Benchmarking Deep Learning Architectures for ECG-Based Multi-label Heart Disease Prediction using MIMIC-IV Database

Eyiara Oladipo, Sarwar Nazrul, Mohamed S Nafea

Published: 04 Jul 2025, Last Modified: 11 Sept 20252025 IEEE 38th International Symposium on Computer-Based Medical Systems (CBMS)EveryoneCC BY-NC-ND 4.0

Abstract: Cardiovascular disease (CVD) is a leading cause of global mortality, accounting for an estimated 17.9 million deaths annually. CVD is broadly defined as a group of medical conditions influenced by modifiable or non-modifiable risk factors that affect the heart’s ability to function properly. Machine learning (ML) has emerged as a powerful tool for analyzing complex medical data, aiding in early detection and accurate diagnosis of CVD and improving patient outcomes. Recent studies proposed various deep learning (DL) architectures for detecting CVD, yet there is a lack of robust benchmarks for comparing their performance on large-scale databases.

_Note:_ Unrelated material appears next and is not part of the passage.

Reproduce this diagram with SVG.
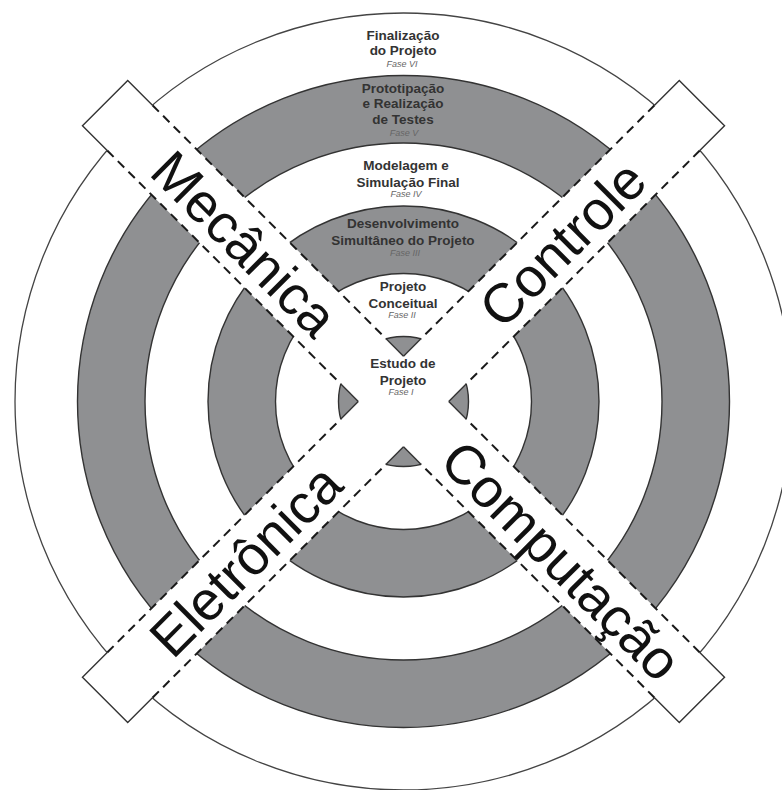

In this work, we benchmark six state-of-the-art DL architectures for multi-label heart disease classification using 12-lead electrocardiogram (ECG) data from the large-scale publicly available Medical Information Mart for Intensive Care (MIMIC) database. Specifically, we evaluate a 1-dimensional convolutional neural network (CNN) with residual blocks (1D-CNN-ResNet); bidirectional long-short-term-memory neural network with convolutional layers (CNN-Bi-LSTM); spectrogram-based CNN (SpG-CNN); convolution-attention-transformer network (CAT-Net); hierarchical attention network (HAN), and structured state space sequence (S4) model; on a multi-label heart disease classification task with seven diagnostic targets. Model accuracy is assessed using the Hamming distance and its complexity is measured by number of model parameters. By contrasting models’ accuracies versus their complexity, we establish a reliable benchmark providing constructive insights for advancing automated cardiovascular diagnostics.